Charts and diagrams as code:
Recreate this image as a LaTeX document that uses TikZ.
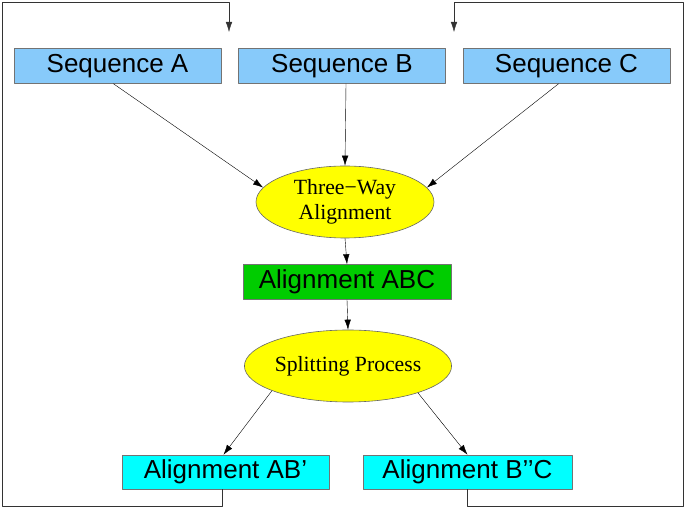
\documentclass[tikz,border=0pt]{standalone}
\usepackage{fontspec}
\setmainfont{Liberation Serif}
\newfontfamily\boxfont{Liberation Sans}
\usetikzlibrary{shapes.geometric,arrows.meta}
\definecolor{seqblue}{RGB}{135,202,250}
\definecolor{abcgreen}{RGB}{0,204,0}
\definecolor{splitcyan}{RGB}{0,255,255}
\definecolor{procyellow}{RGB}{255,255,0}

\begin{document}
\begin{tikzpicture}[x=1pt,y=1pt,line cap=round,line join=round,
    >={Latex[length=10pt,width=6.5pt]},
    box/.style={draw=black!55,line width=0.6pt,inner sep=0pt,minimum width=207pt,minimum height=35pt,
        font=\boxfont\fontsize{26}{30}\selectfont},
    proc/.style={ellipse,draw=black!60,fill=procyellow,line width=0.6pt,inner sep=0pt,
        minimum width=178pt,minimum height=72pt,align=center,font=\fontsize{21.7}{25}\selectfont}]
    \useasboundingbox (0,0) rectangle (685,508);
    \node[box,fill=seqblue] (seqA) at (117.5,442) {Sequence A};
    \node[box,fill=seqblue] (seqB) at (342,442) {Sequence B};
    \node[box,fill=seqblue] (seqC) at (566.5,442) {Sequence C};
    \node[proc] (three) at (345,306) {Three−Way\\Alignment};
    \node[box,fill=abcgreen,minimum width=208pt] (abc) at (347,226) {Alignment ABC};
    \node[proc] (split) at (348,142) {Splitting Process};
    \node[box,fill=splitcyan,minimum height=34pt] (ab) at (225.5,36) {Alignment AB’};
    \node[box,fill=splitcyan,minimum width=209pt,minimum height=34pt] (bc) at (467.5,36) {Alignment B’’C};
    \draw[->] ([xshift=-4pt]seqA.south) -- (three.170);
    \draw[->] ([xshift=4pt]seqB.south) -- (three.north);
    \draw[->] ([xshift=-8pt]seqC.south) -- (three.10);
    \draw[->] (three.south) -- (abc.north);
    \draw[->] (abc.south) -- (split.north);
    \draw[->] (split.198) -- ([xshift=-2pt]ab.north);
    \draw[->] (split.339) -- (bc.north);
    % feedback to the inputs
    \coordinate (inA) at (229,476);
    \coordinate (inC) at (454,476);
    \draw[->,black!80] ([xshift=-3.5pt]ab.south) |- (2,2) |- (229,506) -- (inA);
    \draw[->,black!80] (bc.south) |- (683,2) |- (454,506) -- (inC);
\end{tikzpicture}
\end{document}
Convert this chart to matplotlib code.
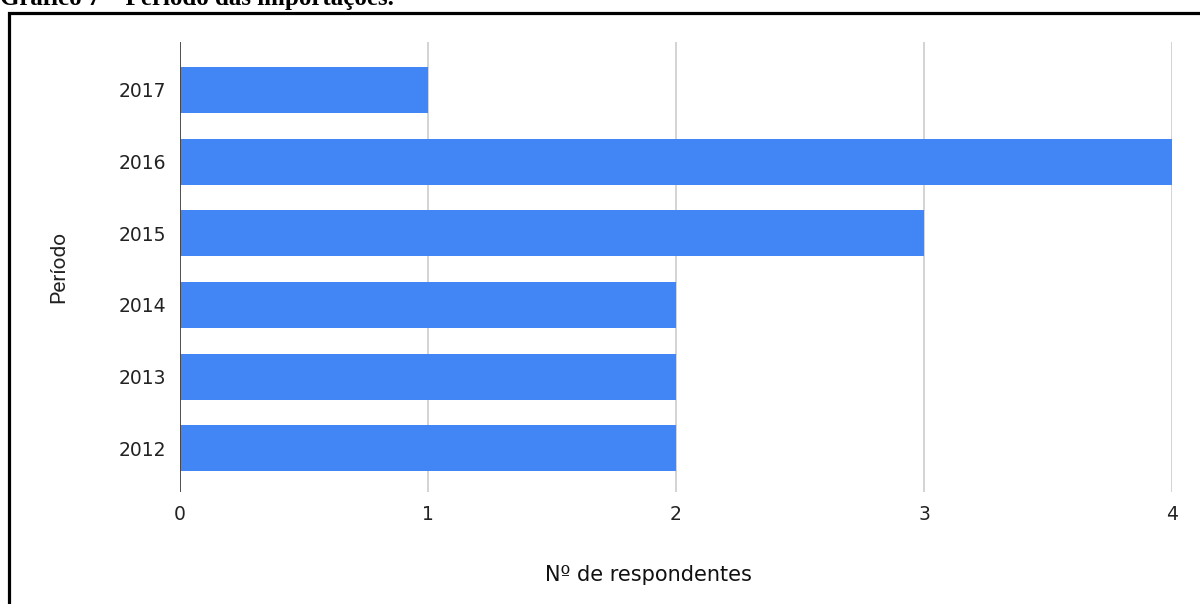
import matplotlib.pyplot as plt
from matplotlib.patches import Rectangle

periods = ['2012', '2013', '2014', '2015', '2016', '2017']
respondents = [2, 2, 2, 3, 4, 1]
x_ticks = [0, 1, 2, 3, 4]

fig = plt.figure(figsize=(12, 6.04), dpi=100)
ax = fig.add_axes([0.15, 0.1854, 0.8267, 0.7451])

ax.barh(range(len(periods)), respondents, height=0.64, color='#4285F4', zorder=3)

ax.set_xlim(0, 4)
ax.set_ylim(-0.61, 5.67)
ax.set_yticks(range(len(periods)))
ax.set_yticklabels(periods, fontsize=13.5, family='DejaVu Sans', color='#222222')
ax.set_xticks(x_ticks)
ax.set_xticklabels([str(t) for t in x_ticks], fontsize=13.5, family='DejaVu Sans', color='#222222')
ax.tick_params(axis='y', length=0, pad=10)
ax.tick_params(axis='x', length=0, pad=9)

for s in ax.spines.values():
    s.set_visible(False)
ax.grid(axis='x', color='#cccccc', linewidth=1.2, zorder=0)
ax.axvline(0, color='#444444', linewidth=1.3, zorder=4)

ax.set_xlabel('Nº de respondentes', fontsize=15, family='DejaVu Sans', color='#111111')
ax.xaxis.set_label_coords(0.472, -0.163)
ax.set_ylabel('Período', fontsize=15, family='Roboto', labelpad=36, color='#222222')

# moldura e título cortado
fig.patches.append(Rectangle((9 / 1200, -0.1), 1.1, 1 - 13 / 604 + 0.1, transform=fig.transFigure,
                             fill=False, edgecolor='black', linewidth=2.3))
fig.text(0.0, 1 - 5 / 604, 'Gráfico 7 – Período das importações.', family='Liberation Serif',
         fontweight='bold', fontsize=18, va='baseline', ha='left')

fig.savefig('out.png', dpi=100)
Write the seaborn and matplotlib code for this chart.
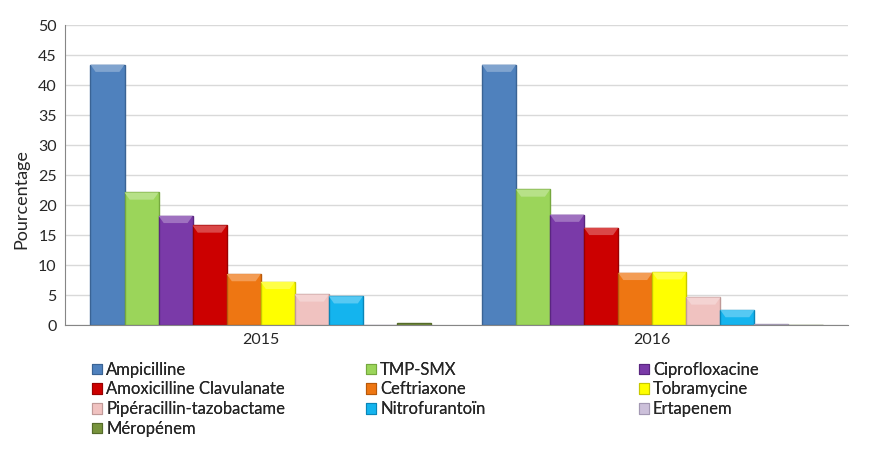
import numpy as np
import pandas as pd
import matplotlib
matplotlib.use('Agg')
import matplotlib.pyplot as plt
from matplotlib.patches import Patch, Polygon
from matplotlib.colors import to_rgb
import seaborn as sns

# Data
years = ['2015', '2016']
antibiotics = ['Ampicilline', 'TMP-SMX', 'Ciprofloxacine', 'Amoxicilline Clavulanate',
               'Ceftriaxone', 'Tobramycine', 'Pipéracillin-tazobactame', 'Nitrofurantoïn',
               'Ertapenem', 'Méropénem']
values_2015 = [43.4, 22.1, 18.2, 16.6, 8.5, 7.2, 5.1, 4.8, 0.0, 0.4]
values_2016 = [43.4, 22.6, 18.4, 16.2, 8.7, 8.8, 4.6, 2.5, 0.1, 0.0]

colors = ['#4F81BD', '#9BD55A', '#7A3AA8', '#CC0000', '#EE7612', '#FFFF00',
          '#F0C2C0', '#14B4EE', '#CCC0DA', '#77933C']
edges = ['#3A6394', '#76A83F', '#5A2680', '#990000', '#B8590A', '#C8C800',
         '#C09A98', '#0A86B8', '#A398B3', '#556B2A']

df = pd.DataFrame({
    'year': np.repeat(years, len(antibiotics)),
    'antibiotic': antibiotics * len(years),
    'value': values_2015 + values_2016,
})

sns.set_style('white')
plt.rcParams['font.family'] = ['Lato', 'DejaVu Sans']

fig = plt.figure(figsize=(8.86, 4.65), dpi=100)
ax = fig.add_axes([0.0734, 0.301, 0.8837, 0.645])

sns.barplot(data=df, x='year', y='value', hue='antibiotic', hue_order=antibiotics,
            palette=colors, width=0.87, ax=ax, legend=False, saturation=1)

# darker outline and a light top bevel per bar, like the Excel 3D style
for i, bar in enumerate(ax.patches):
    k = i // len(years)
    bar.set_edgecolor(edges[k])
    bar.set_linewidth(1.0)
    x0, w, h = bar.get_x(), bar.get_width(), bar.get_height()
    if h > 1.5:
        light = tuple(0.72 * np.array(to_rgb(colors[k])) + 0.28)
        inset, drop = w * 0.15, 1.2
        bevel = Polygon([(x0, h), (x0 + w, h), (x0 + w - inset, h - drop), (x0 + inset, h - drop)],
                        closed=True, facecolor=light, edgecolor='none', zorder=bar.get_zorder() + 0.1)
        ax.add_patch(bevel)

ax.set_ylim(0, 50)
ax.set_yticks(range(0, 51, 5))
ax.set_xlim(-0.5, 1.5)
ax.yaxis.grid(True, color='#D9D9D9', linewidth=1)
ax.set_axisbelow(True)
for s in ['top', 'right']:
    ax.spines[s].set_visible(False)
for s in ['left', 'bottom']:
    ax.spines[s].set_color('#868686')
ax.tick_params(axis='both', length=0, labelsize=11.5, pad=6)
ax.set_xlabel('')
ax.set_ylabel('Pourcentage', fontsize=13)
ax.yaxis.set_label_coords(-0.045, 0.42)

# legend: three columns placed like the original, filled row by row
handles = [Patch(facecolor=c, edgecolor=e, linewidth=0.8) for c, e in zip(colors, edges)]
col_x = [0.104, 0.413, 0.721]
for c in range(3):
    idx = list(range(c, len(antibiotics), 3))
    leg = fig.legend([handles[i] for i in idx], [antibiotics[i] for i in idx],
                     loc='upper left', bbox_to_anchor=(col_x[c], 0.222), frameon=False,
                     fontsize=12, handlelength=0.6, handleheight=0.6, handletextpad=0.25,
                     labelspacing=0.22, borderpad=0, borderaxespad=0)
    fig.add_artist(leg)

fig.savefig('out.png', dpi=100)
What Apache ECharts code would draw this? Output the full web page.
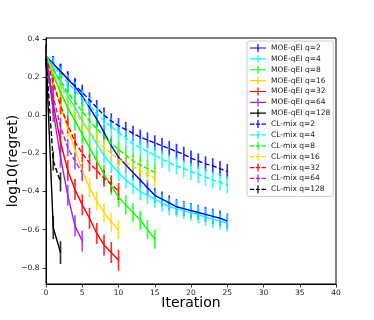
<!DOCTYPE html>
<html>
<head>
<meta charset="utf-8">
<script src="https://cdn.jsdelivr.net/npm/echarts@6/dist/echarts.min.js"></script>
<style>
html, body { margin: 0; padding: 0; background: #fff; }
#chart { width: 374px; height: 320px; }
</style>
</head>
<body>
<div id="chart"></div>
<script>
// log10(regret) per iteration (index = iteration)
var moe2   = [0.31, 0.27, 0.23, 0.19, 0.15, 0.10, 0.04, -0.02, -0.09, -0.16, -0.22, -0.26, -0.30, -0.34, -0.38, -0.42, -0.44, -0.46, -0.48, -0.49, -0.50, -0.51, -0.52, -0.53, -0.54, -0.555];
var moe4   = [0.31, 0.24, 0.17, 0.10, 0.04, -0.03, -0.09, -0.15, -0.21, -0.26, -0.30, -0.34, -0.37, -0.40, -0.42, -0.44, -0.46, -0.48, -0.49, -0.50, -0.51, -0.52, -0.535, -0.545, -0.555, -0.565];
var moe8   = [0.31, 0.21, 0.12, 0.04, -0.03, -0.10, -0.17, -0.24, -0.31, -0.37, -0.43, -0.47, -0.51, -0.55, -0.60, -0.65];
var moe16  = [0.31, 0.17, 0.05, -0.07, -0.18, -0.29, -0.38, -0.45, -0.51, -0.56, -0.60];
var moe32  = [0.31, 0.06, -0.14, -0.29, -0.39, -0.47, -0.54, -0.62, -0.68, -0.72, -0.76];
var moe64  = [0.31, 0.02, -0.22, -0.42, -0.58, -0.66];
var moe128 = [0.31, -0.59, -0.72];

var cl2   = [0.31, 0.27, 0.23, 0.19, 0.155, 0.12, 0.08, 0.04, 0.0, -0.03, -0.055, -0.075, -0.095, -0.115, -0.13, -0.145, -0.16, -0.175, -0.19, -0.205, -0.225, -0.24, -0.255, -0.265, -0.28, -0.295];
var cl4   = [0.31, 0.26, 0.21, 0.17, 0.13, 0.09, 0.05, 0.01, -0.03, -0.06, -0.09, -0.12, -0.15, -0.17, -0.19, -0.21, -0.23, -0.25, -0.265, -0.28, -0.295, -0.31, -0.325, -0.34, -0.35, -0.365];
var cl8   = [0.31, 0.24, 0.18, 0.12, 0.07, 0.02, -0.03, -0.07, -0.11, -0.15, -0.18, -0.21, -0.24, -0.26, -0.28, -0.30];
var cl16  = [0.31, 0.22, 0.15, 0.08, 0.02, -0.04, -0.09, -0.13, -0.17, -0.20, -0.23, -0.25, -0.27, -0.29, -0.31, -0.33];
var cl32  = [0.31, 0.17, 0.05, -0.05, -0.14, -0.20, -0.25, -0.29, -0.33, -0.36, -0.40];
var cl64  = [0.31, 0.10, -0.06, -0.17, -0.24, -0.30];
var cl128 = [0.31, -0.24, -0.35];

// half length of the error bars, one per curve
var moeErr = [0.04, 0.045, 0.05, 0.05, 0.055, 0.055, 0.06];
var clErr  = [0.04, 0.045, 0.045, 0.045, 0.045, 0.045, 0.05];

var qValues = [2, 4, 8, 16, 32, 64, 128];
var colors  = ['#0000ff', '#00ffff', '#00ff00', '#ffd700', '#ff0000', '#a020f0', '#000000'];
var yTicks  = [0.4, 0.2, 0.0, -0.2, -0.4, -0.6, -0.8];

var moeData = [moe2, moe4, moe8, moe16, moe32, moe64, moe128];
var clData  = [cl2, cl4, cl8, cl16, cl32, cl64, cl128];

var solidIcon  = 'path://M0,3.4H16V4.6H0Z M7.4,0H8.6V8H7.4Z';
var dashedIcon = 'path://M0,3.4H4.5V4.6H0Z M6,3.4H10V4.6H6Z M11.5,3.4H16V4.6H11.5Z M7.4,0H8.6V8H7.4Z';

function renderErr(params, api) {
    var x = api.value(0), y = api.value(1), e = api.value(2);
    var p1 = api.coord([x, y + e]);
    var p2 = api.coord([x, y - e]);
    return {
        type: 'line',
        shape: { x1: p1[0], y1: p1[1], x2: p2[0], y2: p2[1] },
        style: { stroke: api.visual('color'), lineWidth: 1.7, opacity: 0.8 }
    };
}

var series = [];
var legendData = [];

function addGroup(prefix, data, errs, dashed) {
    data.forEach(function (vals, k) {
        var name = prefix + ' q=' + qValues[k];
        legendData.push({ name: name, icon: dashed ? dashedIcon : solidIcon });
        series.push({
            name: name,
            type: 'custom',
            renderItem: renderErr,
            itemStyle: { color: colors[k] },
            encode: { x: 0, y: 1 },
            data: vals.map(function (v, i) { return [i, v, errs[k]]; }),
            animation: false
        });
        series.push({
            name: name,
            type: 'line',
            symbol: 'none',
            color: colors[k],
            lineStyle: { width: 1.4, type: dashed ? [5, 2.5] : 'solid' },
            data: vals.map(function (v, i) { return [i, v]; }),
            animation: false
        });
    });
}
addGroup('MOE-qEI', moeData, moeErr, false);
addGroup('CL-mix', clData, clErr, true);

var font = 'DejaVu Sans';
var chart = echarts.init(document.getElementById('chart'));
chart.setOption({
    animation: false,
    grid: {
        left: 46, top: 38, right: 38, bottom: 36,
        containLabel: false, outerBoundsMode: 'none',
        show: true, borderColor: '#000', borderWidth: 1
    },
    xAxis: {
        type: 'value', min: 0, max: 40, interval: 5,
        name: 'Iteration', nameLocation: 'middle', nameGap: 12, nameMoveOverlap: false,
        nameTextStyle: { fontSize: 14, fontFamily: font, color: '#000', verticalAlign: 'top' },
        axisLine: { onZero: false, lineStyle: { color: '#000', width: 1 } },
        axisTick: { length: 3.5, lineStyle: { color: '#000', width: 0.8 } },
        axisLabel: { fontSize: 7.5, fontFamily: font, color: '#222', margin: 5 },
        splitLine: { show: false }
    },
    yAxis: {
        type: 'value', min: -0.885, max: 0.405,
        name: 'log10(regret)', nameLocation: 'middle', nameGap: 26, nameRotate: 90, nameMoveOverlap: false,
        nameTextStyle: { fontSize: 14, fontFamily: font, color: '#000' },
        axisLine: { onZero: false, lineStyle: { color: '#000', width: 1 } },
        axisTick: { length: 3.5, customValues: yTicks, lineStyle: { color: '#000', width: 0.8 } },
        axisLabel: {
            fontSize: 7.5, fontFamily: font, color: '#222', margin: 6.5,
            customValues: yTicks,
            formatter: function (v) {
                var s = Math.abs(v).toFixed(1);
                return v < -1e-9 ? '\u2212' + s : s;
            }
        },
        splitLine: { show: false }
    },
    legend: {
        orient: 'vertical', left: 247, top: 41,
        padding: [3, 3, 3, 3],
        itemWidth: 16, itemHeight: 8, itemGap: 2.87,
        selectedMode: false,
        backgroundColor: '#fff', borderColor: '#ccc', borderWidth: 1, borderRadius: 2,
        textStyle: { fontSize: 7.5, fontFamily: font, color: '#222', lineHeight: 8 },
        data: legendData
    },
    series: series
});
</script>
</body>
</html>
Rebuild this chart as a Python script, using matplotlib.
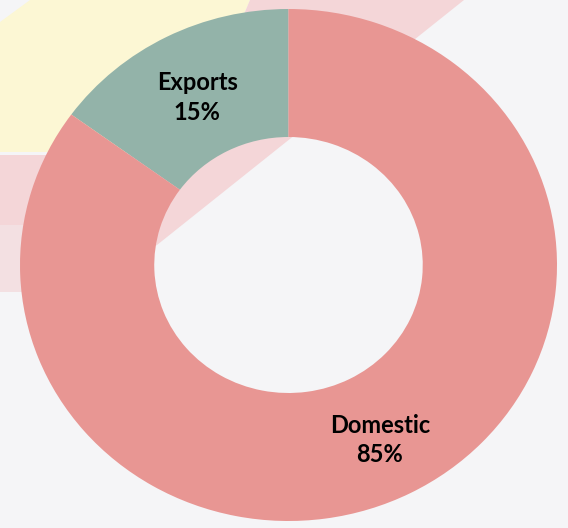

*Exercise*. Leave the pictures aside and restate exactly the lines from the one containing "Convert this chart to matplotlib code." to the one containing "ax.axvline(0, color='#444444', linewidth=1.3, zorder=4)", those two lines included.

*Exercise output*.
Convert this chart to matplotlib code.
import matplotlib.pyplot as plt
from matplotlib.patches import Rectangle

periods = ['2012', '2013', '2014', '2015', '2016', '2017']
respondents = [2, 2, 2, 3, 4, 1]
x_ticks = [0, 1, 2, 3, 4]

fig = plt.figure(figsize=(12, 6.04), dpi=100)
ax = fig.add_axes([0.15, 0.1854, 0.8267, 0.7451])

ax.barh(range(len(periods)), respondents, height=0.64, color='#4285F4', zorder=3)

ax.set_xlim(0, 4)
ax.set_ylim(-0.61, 5.67)
ax.set_yticks(range(len(periods)))
ax.set_yticklabels(periods, fontsize=13.5, family='DejaVu Sans', color='#222222')
ax.set_xticks(x_ticks)
ax.set_xticklabels([str(t) for t in x_ticks], fontsize=13.5, family='DejaVu Sans', color='#222222')
ax.tick_params(axis='y', length=0, pad=10)
ax.tick_params(axis='x', length=0, pad=9)

for s in ax.spines.values():
    s.set_visible(False)
ax.grid(axis='x', color='#cccccc', linewidth=1.2, zorder=0)
ax.axvline(0, color='#444444', linewidth=1.3, zorder=4)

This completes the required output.